Ruma - History

History

Traces of organized human life on the territory of Ruma municipality date back as far as the prehistory. The most important archaeological locality in the municipality is Bronze Age Gomolava near Hrtkovci, with two exclusive tombs of Bosut culture dating to 9th century BC and 3000BC Vučedol culture pottery. First known inhabitants of this area were various peoples of Illyrian and Celtic origin, such as the Amantini, Breuci, Scordisci, etc. During Roman rule, local inhabitants lost their ethnic character and adopted Roman culture. There were no larger Roman settlements on the territory of Ruma, but a certain number of agricultural estates known as "villae rusticae" were located there.

Migrations of Huns, Germanic peoples, Avars and Slavs destroyed the Roman culture in this area. During the following centuries, the region was ruled by Frankish Empire, Bulgarian Empire, Byzantine Empire and Kingdom of Hungary.

The settlement named Ruma was first mentioned in an Ottoman defter from 1566/7. In that period Ruma was a village inhabited by Serbs, with 49 houses a church and three priests.

Since 1718, Ruma was under administration of the Habsburg Monarchy. In 1746, the town of Ruma was founded near the village of Ruma. First inhabitants of the town were Serbs, who came from neighboring settlements, as well as Germans, who came from Germany. In the beginning of the 19th century, Croats and Hungarians settled there as well. In 1807, a large rebellion of the Syrmian peasants known as the Tican's Rebellion started on the estate of Ruma, with its center in the village of Voganj. During the 1848-1849 revolution, Ruma was one of the important centers of Serbian national movement in Syrmia. According to the 1910 census, population of the Ruma municipality numbered 49,138 inhabitants, of whom 22,956 spoke Serbian, 15,529 German, 5,746 Hungarian, and 3,730 Croatian.

After the collapse of the Habsburg Monarchy, on November 24, 1918, the Assembly of Syrmia in Ruma proclaimed the unification of Syrmia with the Kingdom of Serbia. In 1933, Ruma officially gained the status of a city.

When World War II began, Ruma was one of the centers of German national minority in Vojvodina. In 1942, during the Axis occupation of Syrmia, a unit of the Third Reich's Wehrmacht, known as the Volunteer Company Ruma ES der DM, was formed from local Volksdeutsche volunteers. A large number of non-German citizens of Ruma participated in anti-fascist struggle against Axis occupation. In 1944, as a consequence of the war, most members of German national minority left the town escaping before Yugoslav partisans and Soviet Red Army.

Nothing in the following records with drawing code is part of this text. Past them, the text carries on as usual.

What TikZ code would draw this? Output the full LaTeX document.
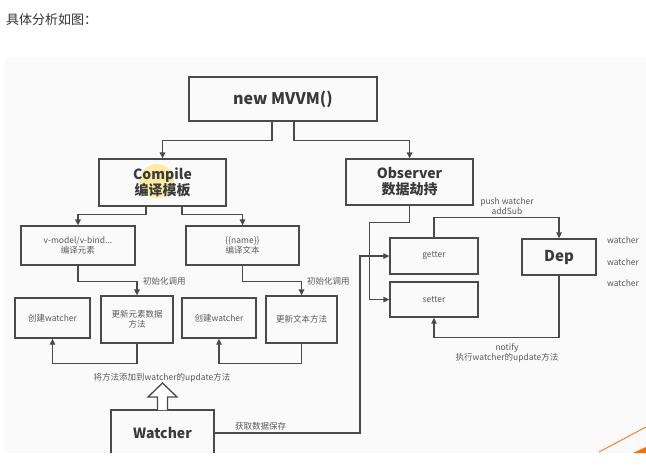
\documentclass[tikz,border=0pt]{standalone}
\usepackage{fontspec}
\setmainfont{Noto Sans CJK SC}
\usetikzlibrary{arrows.meta}
\definecolor{ln}{HTML}{4A4A4A}
\definecolor{tx}{HTML}{3A3A3A}
\definecolor{stx}{HTML}{5A5A5A}
\tikzset{
  box/.style={draw=ln, line width=1.3pt, inner sep=0pt, align=center, text=tx},
  small/.style={font=\fontsize{8.5}{10.5}\selectfont, text=stx},
  big/.style={font=\fontsize{14}{16}\selectfont\bfseries, text=tx},
  arr/.style={draw=ln, line width=1.3pt, -{Triangle[length=6pt,width=5.5pt]}},
  lbl/.style={font=\fontsize{8.5}{10.5}\selectfont, text=stx, inner sep=0pt, align=center},
}
\begin{document}
\begin{tikzpicture}[x=1pt,y=-1pt]
\useasboundingbox (0,0) rectangle (646,475);
\fill[white] (0,0) rectangle (646,475);
\fill[black!2] (5,58) rectangle (646,453);
\node[anchor=west, inner sep=0pt, font=\fontsize{13}{15}\selectfont, text=black!80] (title) at (6,20) {具体分析如图：};
% highlight
\fill[yellow!70!orange!60, opacity=0.6] (157,181) circle (17);
% nodes
\node[box, minimum width=188pt, minimum height=44pt, font=\fontsize{16}{18}\selectfont\bfseries] (mvvm) at (283,99) {new MVVM()};
\node[box, minimum width=127pt, minimum height=47pt, big] (compile) at (162.5,182.5) {Compile\\编译模板};
\node[box, minimum width=127pt, minimum height=46pt, big] (observer) at (409.5,182) {Observer\\数据劫持};
\node[box, minimum width=114pt, minimum height=39pt, small] (vmodel) at (78,245.5) {v-model/v-bind...\\编译元素};
\node[box, minimum width=113pt, minimum height=39pt, small] (name) at (242.5,245.5) {\{\{name\}\}\\编译文本};
\node[box, minimum width=75pt, minimum height=40pt, small] (cw1) at (52.5,318) {创建watcher};
\node[box, minimum width=72pt, minimum height=47pt, small] (upd1) at (137,319.5) {更新元素数据\\方法};
\node[box, minimum width=74pt, minimum height=40pt, small] (cw2) at (219,318) {创建watcher};
\node[box, minimum width=71pt, minimum height=47pt, small] (upd2) at (301.5,319.5) {更新文本方法};
\node[box, minimum width=88pt, minimum height=36pt, small] (getter) at (434,256) {getter};
\node[box, minimum width=88pt, minimum height=35pt, small] (setter) at (434,299.5) {setter};
\node[box, minimum width=74pt, minimum height=36pt, font=\fontsize{15}{17}\selectfont\bfseries] (dep) at (559,257) {Dep};
\node[inner sep=0pt, big] (watcher) at (162.5,433) {Watcher};
\draw[ln, line width=1.3pt] (111,453) |- (214,410) -- (214,453);
\coordinate (wR) at (214,433);
% connectors
\draw[arr] ([xshift=-11pt]mvvm.south) -- ++(0,19) -| (compile.north);
\draw[arr] ([xshift=11pt]mvvm.south) -- ++(0,19) -| (observer.north);
\draw[arr] ([xshift=-16.5pt]compile.south) -- ++(0,8) -| (vmodel.north);
\draw[arr] ([xshift=19.5pt]compile.south) -- ++(0,8) -| (name.north);
\draw[arr] (vmodel.south) -- ++(0,16) -| (upd1.north);
\draw[arr] (name.south) -- ++(0,16) -| (upd2.north);
\draw[arr] (upd1.south) -- ++(0,20) -| (cw1.south);
\draw[arr] (upd2.south) -- ++(0,20) -| (cw2.south);
\draw[arr] (wR) -- ++(146,0) |- (getter.west);
\draw[arr] (observer.south) -- ++(0,17) -- ++(-40,0) |- (setter.west);
\draw[arr] (getter.north) -- ++(0,-20) -| (dep.north);
\draw[arr] (dep.south) -- ++(0,62) -| (setter.south);
% hollow arrow
\draw[ln, line width=1.3pt, fill=white, line join=miter] (157.5,410) -- (157.5,397) -- (148,397) -- (162.5,383) -- (177,397) -- (167.5,397) -- (167.5,410);
% labels
\node[lbl, anchor=west] (l1) at (143,281) {初始化调用};
\node[lbl, anchor=west] (l2) at (307,281) {初始化调用};
\node[lbl] (l3) at (162,378) {将方法添加到watcher的update方法};
\node[lbl, anchor=west] (l4) at (235,426) {获取数据保存};
\node[lbl] (l5) at (507,206) {push watcher\\addSub};
\node[lbl] (l6) at (507,353) {notify\\执行watcher的update方法};
\node[lbl] (w1) at (623,240) {watcher};
\node[lbl] (w2) at (623,262) {watcher};
\node[lbl] (w3) at (623,283) {watcher};
% corner decoration
\draw[orange!85!red, line width=0.8pt] (599,452) -- (646,427);
\fill[orange!85!red] (633,453) -- (646,447) -- (646,453) -- cycle;
\end{tikzpicture}
\end{document}
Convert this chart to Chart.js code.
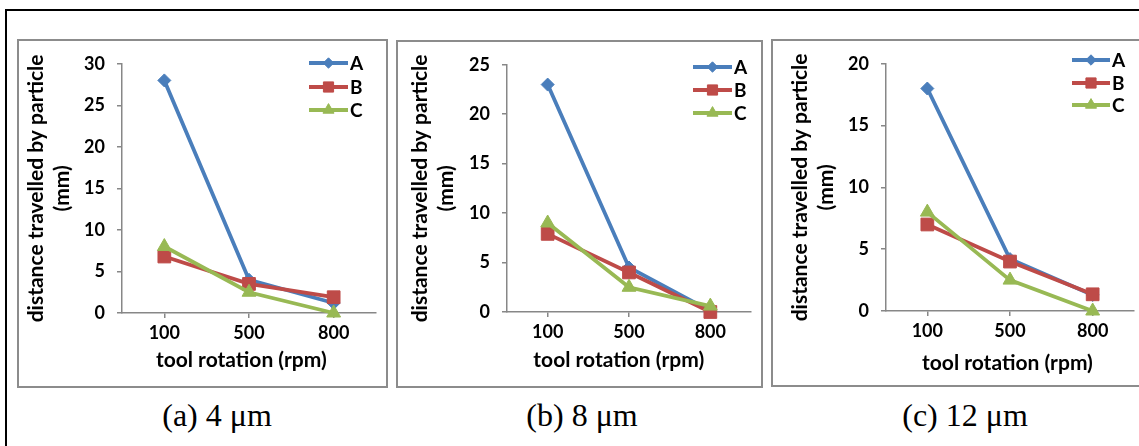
<!DOCTYPE html>
<html lang="en">
  <head>
    <meta charset="UTF-8" />
    <title>distance travelled by particle</title>
    <script src="https://cdn.jsdelivr.net/npm/chart.js@4.4.1/dist/chart.umd.min.js"></script>
    <style>
      html, body {
        margin: 0;
        padding: 0;
        background: #fff;
        overflow: hidden;
        width: 1139px;
        height: 446px;
      }
      #frame {
        position: absolute;
        left: 5px;
        top: 9px;
        width: 1200px;
        height: 440px;
        border-left: 2px solid #000;
        border-top: 2px solid #000;
      }
      .panel {
        position: absolute;
        border: 2px solid #8c8c8c;
        background: #fff;
      }
      .panel canvas {
        display: block;
      }
      .caption {
        position: absolute;
        top: 396px;
        width: 200px;
        margin-left: -100px;
        text-align: center;
        font-family: 'Liberation Serif', 'Times New Roman', serif;
        font-size: 32px;
        line-height: 38px;
        color: #000;
      }
    </style>
  </head>
  <body>
    <div id="frame"></div>
    <div class="panel" style="left: 17px; top: 39px; width: 367px; height: 345px">
      <canvas id="chartA" width="367" height="345"></canvas>
    </div>
    <div class="panel" style="left: 396px; top: 40px; width: 363px; height: 344px">
      <canvas id="chartB" width="363" height="344"></canvas>
    </div>
    <div class="panel" style="left: 771px; top: 39px; width: 371px; height: 344px">
      <canvas id="chartC" width="371" height="344"></canvas>
    </div>
    <div class="caption" style="left: 217px">(a) 4 μm</div>
    <div class="caption" style="left: 582px">(b) 8 μm</div>
    <div class="caption" style="left: 965px">(c) 12 μm</div>

    <script>
      // tool rotation categories (rpm)
      const rotations = ['100', '500', '800']
      const seriesNames = ['A', 'B', 'C']

      // (a) 4 um particle
      const a4um = [28, 4, 1.2]
      const b4um = [6.8, 3.5, 1.9]
      const c4um = [8, 2.5, 0]

      // (b) 8 um particle
      const a8um = [23, 4.5, 0.1]
      const b8um = [7.9, 4, 0]
      const c8um = [9, 2.5, 0.6]

      // (c) 12 um particle
      const a12um = [18, 4.2, 1.3]
      const b12um = [7, 4, 1.35]
      const c12um = [8, 2.5, 0]

      const yMax = [30, 25, 20]
      const yStep = 5

      const colors = ['#4a7ebb', '#be4b48', '#98b954']
      const markers = ['rectRot', 'rect', 'triangle']
      const markerRadius = [6.5, 9, 8]

      const family = 'Lato, "Open Sans", sans-serif'
      const tickFont = { family: family, size: 18, weight: 'bold' }
      const titleFont = { family: family, size: 21, weight: 'bold' }
      const axisGray = '#878787'

      // small legend drawn inside the plot, like the Excel one
      const cornerLegend = {
        id: 'cornerLegend',
        afterDatasetsDraw(chart, args, opts) {
          const ctx = chart.ctx
          ctx.save()
          chart.data.datasets.forEach((ds, i) => {
            const y = opts.rows[i]
            ctx.strokeStyle = ds.borderColor
            ctx.lineWidth = ds.borderWidth
            ctx.beginPath()
            ctx.moveTo(opts.x1, y)
            ctx.lineTo(opts.x2, y)
            ctx.stroke()
            ctx.fillStyle = ds.pointBackgroundColor
            ctx.strokeStyle = ds.pointBorderColor
            ctx.lineWidth = 1
            Chart.helpers.drawPoint(ctx, {
              pointStyle: ds.pointStyle,
              radius: ds.pointRadius * 0.8,
              rotation: 0,
              borderWidth: 1
            }, (opts.x1 + opts.x2) / 2, y)
            ctx.fillStyle = '#000'
            ctx.font = `bold 19px ${family}`
            ctx.textAlign = 'left'
            ctx.textBaseline = 'middle'
            ctx.fillText(ds.label, opts.x2 + 2, y + 1)
          })
          ctx.restore()
        }
      }

      function makeChart(id, series, max, p) {
        // later series sit on top, as in the Excel original
        const datasets = series.map((data, i) => ({
          label: seriesNames[i],
          data: data,
          order: series.length - i,
          borderColor: colors[i],
          backgroundColor: colors[i],
          borderWidth: 3.8,
          pointStyle: markers[i],
          pointRadius: markerRadius[i],
          pointBackgroundColor: colors[i],
          pointBorderColor: colors[i],
          pointBorderWidth: 1,
          tension: 0,
          clip: false
        }))

        return new Chart(document.getElementById(id), {
          type: 'line',
          data: { labels: rotations, datasets: datasets },
          plugins: [cornerLegend],
          options: {
            responsive: false,
            animation: false,
            layout: { padding: { top: p.top, left: 0, right: 0, bottom: 0 } },
            plugins: {
              legend: { display: false },
              tooltip: { enabled: false },
              cornerLegend: p.legend
            },
            scales: {
              x: {
                offset: true,
                afterFit: s => { s.height = p.xHeight },
                border: { color: axisGray, width: 1.5 },
                grid: { display: true, offset: false, drawOnChartArea: false, tickLength: 5, color: axisGray, lineWidth: 1.5 },
                ticks: { color: '#000', font: tickFont, padding: 4 },
                title: {
                  display: true,
                  text: 'tool rotation (rpm)' + p.xTitleShift,
                  color: '#000',
                  font: titleFont,
                  padding: { top: 0, bottom: p.xTitlePad }
                }
              },
              y: {
                min: 0,
                max: max,
                afterFit: s => { s.width = p.yWidth },
                border: { color: axisGray, width: 1.5 },
                grid: { display: true, drawOnChartArea: false, tickLength: 5, color: axisGray, lineWidth: 1.5 },
                ticks: { stepSize: yStep, color: '#000', font: tickFont, padding: 12 },
                title: {
                  display: true,
                  text: ['distance travelled by particle', '(mm)'],
                  color: '#000',
                  font: { ...titleFont, lineHeight: 1.25 },
                  padding: { top: p.yTitlePad, bottom: 0 }
                }
              }
            }
          }
        })
      }

      makeChart('chartA', [a4um, b4um, c4um], yMax[0], {
        top: 16, xHeight: 73, yWidth: 103, yTitlePad: 4, xTitlePad: 13,
        xTitleShift: '\u00a0\u00a0\u00a0',
        legend: { x1: 290, x2: 329, rows: [22, 46, 69] }
      })
      makeChart('chartB', [a8um, b8um, c8um], yMax[1], {
        top: 11, xHeight: 74, yWidth: 109, yTitlePad: 9, xTitlePad: 13,
        xTitleShift: '\u00a0\u00a0\u00a0\u00a0',
        legend: { x1: 295, x2: 334, rows: [25, 48, 71] }
      })
      makeChart('chartC', [a12um, b12um, c12um], yMax[2], {
        top: 11, xHeight: 74, yWidth: 113, yTitlePad: 14, xTitlePad: 9,
        xTitleShift: '\u00a0',
        legend: { x1: 299, x2: 337, rows: [19, 42, 64] }
      })
    </script>
  </body>
</html>
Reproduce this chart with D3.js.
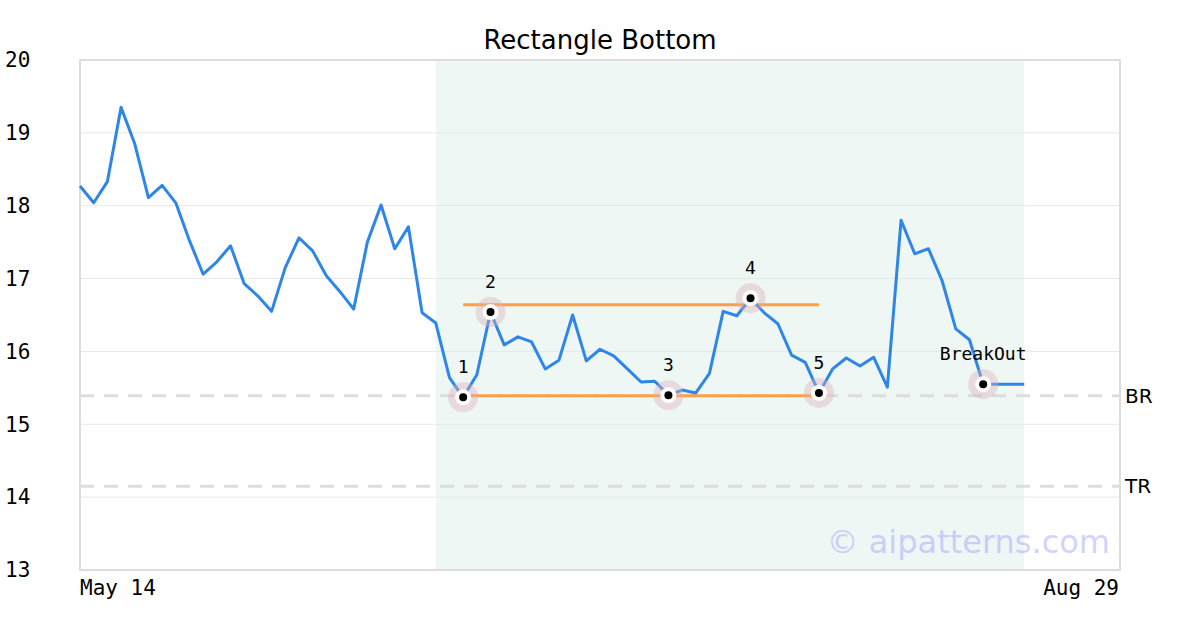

After the war, colonists from various parts of former Yugoslavia settled this area. During the 1990s, about 10,000 refugees from Croatia, Bosnia and Kosovo settled in Ruma as well. In 1949 The aeroclub of Yugoslavia (Vazduhoplovni Savez Jugoslavije) opened a pilot school, a school for parachute instructors and a school for aircraft modeling in Ruma, all of which were supported by the Airforces of Yugoslavia. This culminated in a praised International aeromeeting held in the central town in 1950.